**RECORDS PROVIDED:**
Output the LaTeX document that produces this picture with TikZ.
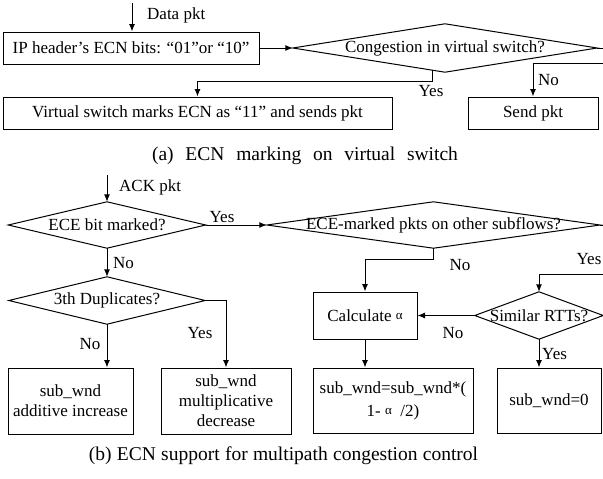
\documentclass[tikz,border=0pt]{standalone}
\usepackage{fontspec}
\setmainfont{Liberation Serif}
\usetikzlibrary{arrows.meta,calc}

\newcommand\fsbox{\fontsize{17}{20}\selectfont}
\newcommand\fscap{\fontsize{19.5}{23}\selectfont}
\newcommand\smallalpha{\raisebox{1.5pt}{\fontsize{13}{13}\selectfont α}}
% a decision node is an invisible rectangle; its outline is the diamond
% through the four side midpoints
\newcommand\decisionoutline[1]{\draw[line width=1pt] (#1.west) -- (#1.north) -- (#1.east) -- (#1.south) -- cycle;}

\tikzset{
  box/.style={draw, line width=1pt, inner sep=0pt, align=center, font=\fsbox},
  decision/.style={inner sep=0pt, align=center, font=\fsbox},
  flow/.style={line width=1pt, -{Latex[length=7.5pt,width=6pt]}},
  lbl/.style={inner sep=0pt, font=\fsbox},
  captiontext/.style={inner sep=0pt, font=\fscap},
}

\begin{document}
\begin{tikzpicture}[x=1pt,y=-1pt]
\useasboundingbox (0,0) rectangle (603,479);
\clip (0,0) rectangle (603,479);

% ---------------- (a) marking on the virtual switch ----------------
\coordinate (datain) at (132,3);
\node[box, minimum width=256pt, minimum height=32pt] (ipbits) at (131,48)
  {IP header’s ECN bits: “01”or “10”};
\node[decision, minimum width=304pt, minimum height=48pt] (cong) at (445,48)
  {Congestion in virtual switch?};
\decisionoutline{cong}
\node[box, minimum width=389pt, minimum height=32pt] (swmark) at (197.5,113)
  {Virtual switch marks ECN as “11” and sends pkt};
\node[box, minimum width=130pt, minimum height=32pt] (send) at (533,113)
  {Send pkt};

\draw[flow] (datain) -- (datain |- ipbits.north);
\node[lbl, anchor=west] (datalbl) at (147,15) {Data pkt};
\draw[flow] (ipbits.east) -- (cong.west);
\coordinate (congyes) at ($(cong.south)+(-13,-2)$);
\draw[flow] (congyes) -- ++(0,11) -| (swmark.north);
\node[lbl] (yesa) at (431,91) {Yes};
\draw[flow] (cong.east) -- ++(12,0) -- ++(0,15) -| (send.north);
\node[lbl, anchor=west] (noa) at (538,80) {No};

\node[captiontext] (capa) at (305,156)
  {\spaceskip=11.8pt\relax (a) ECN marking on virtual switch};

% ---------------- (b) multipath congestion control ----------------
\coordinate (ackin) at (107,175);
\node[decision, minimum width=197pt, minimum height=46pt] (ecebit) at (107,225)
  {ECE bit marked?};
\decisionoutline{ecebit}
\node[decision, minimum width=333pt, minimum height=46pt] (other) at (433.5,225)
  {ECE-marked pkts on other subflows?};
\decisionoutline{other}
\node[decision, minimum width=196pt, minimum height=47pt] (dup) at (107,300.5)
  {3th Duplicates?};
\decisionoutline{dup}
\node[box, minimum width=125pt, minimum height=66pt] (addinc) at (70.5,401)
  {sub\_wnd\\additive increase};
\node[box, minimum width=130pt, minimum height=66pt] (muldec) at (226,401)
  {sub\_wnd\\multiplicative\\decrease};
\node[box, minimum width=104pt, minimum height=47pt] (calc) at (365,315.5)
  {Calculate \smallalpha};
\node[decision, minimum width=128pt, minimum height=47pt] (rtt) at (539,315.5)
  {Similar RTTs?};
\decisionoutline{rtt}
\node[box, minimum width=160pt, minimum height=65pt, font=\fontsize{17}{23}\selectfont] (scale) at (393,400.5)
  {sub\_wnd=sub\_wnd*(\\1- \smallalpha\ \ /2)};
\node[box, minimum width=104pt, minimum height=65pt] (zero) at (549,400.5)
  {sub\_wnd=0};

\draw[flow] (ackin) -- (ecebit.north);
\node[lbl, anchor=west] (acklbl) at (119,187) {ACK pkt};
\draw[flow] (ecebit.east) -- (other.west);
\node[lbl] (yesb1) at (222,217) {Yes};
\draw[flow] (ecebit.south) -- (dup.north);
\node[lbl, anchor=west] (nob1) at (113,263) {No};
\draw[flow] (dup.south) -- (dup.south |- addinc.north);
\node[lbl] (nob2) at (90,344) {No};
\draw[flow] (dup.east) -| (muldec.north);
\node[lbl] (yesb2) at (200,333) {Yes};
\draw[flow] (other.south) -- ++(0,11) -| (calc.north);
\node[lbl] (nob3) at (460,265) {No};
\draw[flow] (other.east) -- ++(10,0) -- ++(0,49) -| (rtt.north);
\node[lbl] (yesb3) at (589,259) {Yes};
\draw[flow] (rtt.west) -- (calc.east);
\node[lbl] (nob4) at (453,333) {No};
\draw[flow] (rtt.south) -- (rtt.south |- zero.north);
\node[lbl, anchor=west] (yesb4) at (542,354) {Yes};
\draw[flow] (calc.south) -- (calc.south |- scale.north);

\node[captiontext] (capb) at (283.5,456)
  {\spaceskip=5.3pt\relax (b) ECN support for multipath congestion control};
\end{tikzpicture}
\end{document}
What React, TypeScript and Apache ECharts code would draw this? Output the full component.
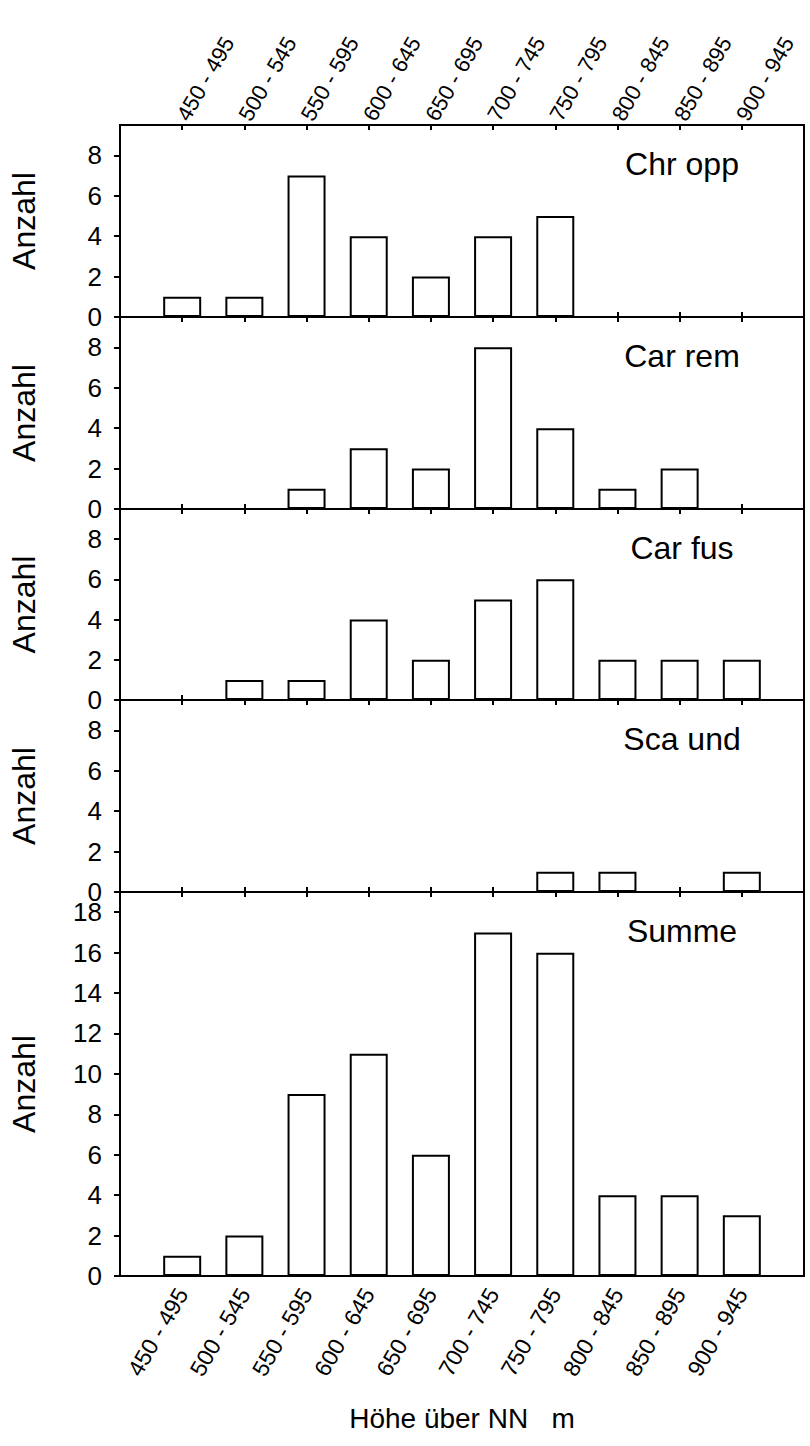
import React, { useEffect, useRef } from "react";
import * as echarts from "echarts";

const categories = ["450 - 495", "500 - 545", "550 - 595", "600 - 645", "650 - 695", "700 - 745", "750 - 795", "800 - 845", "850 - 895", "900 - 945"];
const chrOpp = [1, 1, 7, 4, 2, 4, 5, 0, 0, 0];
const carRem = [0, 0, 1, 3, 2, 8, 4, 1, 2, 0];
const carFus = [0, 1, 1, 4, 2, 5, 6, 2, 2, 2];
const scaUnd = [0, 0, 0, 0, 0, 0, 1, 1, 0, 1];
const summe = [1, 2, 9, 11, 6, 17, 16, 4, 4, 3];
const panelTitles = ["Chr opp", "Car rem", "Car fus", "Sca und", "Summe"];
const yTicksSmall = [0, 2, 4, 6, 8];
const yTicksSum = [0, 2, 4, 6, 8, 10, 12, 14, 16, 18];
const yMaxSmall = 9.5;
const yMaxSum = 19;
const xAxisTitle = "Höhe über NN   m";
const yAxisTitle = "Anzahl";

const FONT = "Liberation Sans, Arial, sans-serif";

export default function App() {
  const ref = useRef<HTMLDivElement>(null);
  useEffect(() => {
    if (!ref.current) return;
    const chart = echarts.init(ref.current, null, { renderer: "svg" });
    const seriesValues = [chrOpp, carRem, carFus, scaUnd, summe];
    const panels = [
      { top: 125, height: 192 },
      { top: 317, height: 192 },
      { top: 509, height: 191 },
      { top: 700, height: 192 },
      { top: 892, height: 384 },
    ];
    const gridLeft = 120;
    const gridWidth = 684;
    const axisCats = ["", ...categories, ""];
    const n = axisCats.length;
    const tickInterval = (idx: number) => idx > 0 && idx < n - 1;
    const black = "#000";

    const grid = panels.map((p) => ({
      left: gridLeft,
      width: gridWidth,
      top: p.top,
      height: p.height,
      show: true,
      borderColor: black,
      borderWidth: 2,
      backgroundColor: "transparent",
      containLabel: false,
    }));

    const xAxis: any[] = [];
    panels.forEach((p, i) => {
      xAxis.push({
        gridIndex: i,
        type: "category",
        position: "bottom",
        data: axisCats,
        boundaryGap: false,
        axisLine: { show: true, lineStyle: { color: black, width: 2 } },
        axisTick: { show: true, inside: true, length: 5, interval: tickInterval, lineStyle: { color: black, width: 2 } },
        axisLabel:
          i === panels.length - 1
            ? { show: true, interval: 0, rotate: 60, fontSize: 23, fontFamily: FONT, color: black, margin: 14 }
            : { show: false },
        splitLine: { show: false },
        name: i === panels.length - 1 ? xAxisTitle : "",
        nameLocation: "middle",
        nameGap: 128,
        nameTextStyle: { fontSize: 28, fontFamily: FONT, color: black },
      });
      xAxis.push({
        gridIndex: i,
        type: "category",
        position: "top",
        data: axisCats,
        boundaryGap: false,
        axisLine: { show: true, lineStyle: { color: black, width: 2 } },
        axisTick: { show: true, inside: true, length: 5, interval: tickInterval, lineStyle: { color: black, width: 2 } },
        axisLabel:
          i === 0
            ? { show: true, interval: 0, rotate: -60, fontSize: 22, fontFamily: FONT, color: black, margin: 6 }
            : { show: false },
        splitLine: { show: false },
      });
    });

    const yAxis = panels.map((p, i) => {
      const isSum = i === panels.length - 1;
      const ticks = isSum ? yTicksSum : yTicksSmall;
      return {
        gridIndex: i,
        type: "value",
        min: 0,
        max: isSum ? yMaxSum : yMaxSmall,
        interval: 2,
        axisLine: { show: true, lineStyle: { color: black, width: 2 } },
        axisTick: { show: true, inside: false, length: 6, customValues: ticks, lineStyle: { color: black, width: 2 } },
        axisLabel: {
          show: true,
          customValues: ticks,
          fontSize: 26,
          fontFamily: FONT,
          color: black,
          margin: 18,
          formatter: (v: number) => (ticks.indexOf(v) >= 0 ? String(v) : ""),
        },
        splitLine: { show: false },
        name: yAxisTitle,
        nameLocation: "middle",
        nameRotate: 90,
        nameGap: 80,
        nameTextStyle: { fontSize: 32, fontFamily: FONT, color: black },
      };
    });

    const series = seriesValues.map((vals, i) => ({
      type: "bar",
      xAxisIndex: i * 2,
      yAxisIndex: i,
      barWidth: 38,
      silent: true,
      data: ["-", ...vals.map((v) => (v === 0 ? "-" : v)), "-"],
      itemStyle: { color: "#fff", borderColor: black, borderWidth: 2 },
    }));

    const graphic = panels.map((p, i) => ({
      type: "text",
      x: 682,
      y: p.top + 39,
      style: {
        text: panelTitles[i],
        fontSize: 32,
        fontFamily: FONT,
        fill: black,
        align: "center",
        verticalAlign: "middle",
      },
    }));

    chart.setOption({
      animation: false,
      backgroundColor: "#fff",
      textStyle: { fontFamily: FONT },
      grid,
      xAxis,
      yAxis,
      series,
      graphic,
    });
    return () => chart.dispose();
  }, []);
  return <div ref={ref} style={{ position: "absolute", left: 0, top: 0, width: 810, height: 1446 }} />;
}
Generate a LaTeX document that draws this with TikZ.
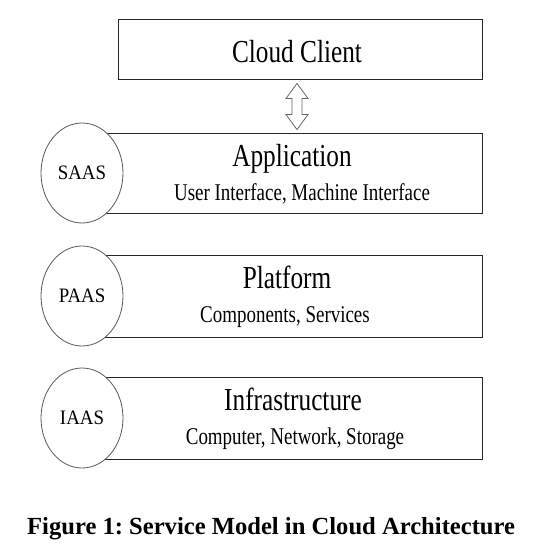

**SHORT TASK:**
Word for word, give again the lines from the first entry to the line with "(#1.west) -- (#1.north)", inclusive. Exclude the pictures.

**CORRECT RESPONSE:**
Output the LaTeX document that produces this picture with TikZ.
\documentclass[tikz,border=0pt]{standalone}
\usepackage{fontspec}
\setmainfont{Liberation Serif}
\usetikzlibrary{arrows.meta,calc}

\newcommand\fsbox{\fontsize{17}{20}\selectfont}
\newcommand\fscap{\fontsize{19.5}{23}\selectfont}
\newcommand\smallalpha{\raisebox{1.5pt}{\fontsize{13}{13}\selectfont α}}
% a decision node is an invisible rectangle; its outline is the diamond
% through the four side midpoints
\newcommand\decisionoutline[1]{\draw[line width=1pt] (#1.west) -- (#1.north) -- (#1.east) -- (#1.south) -- cycle;}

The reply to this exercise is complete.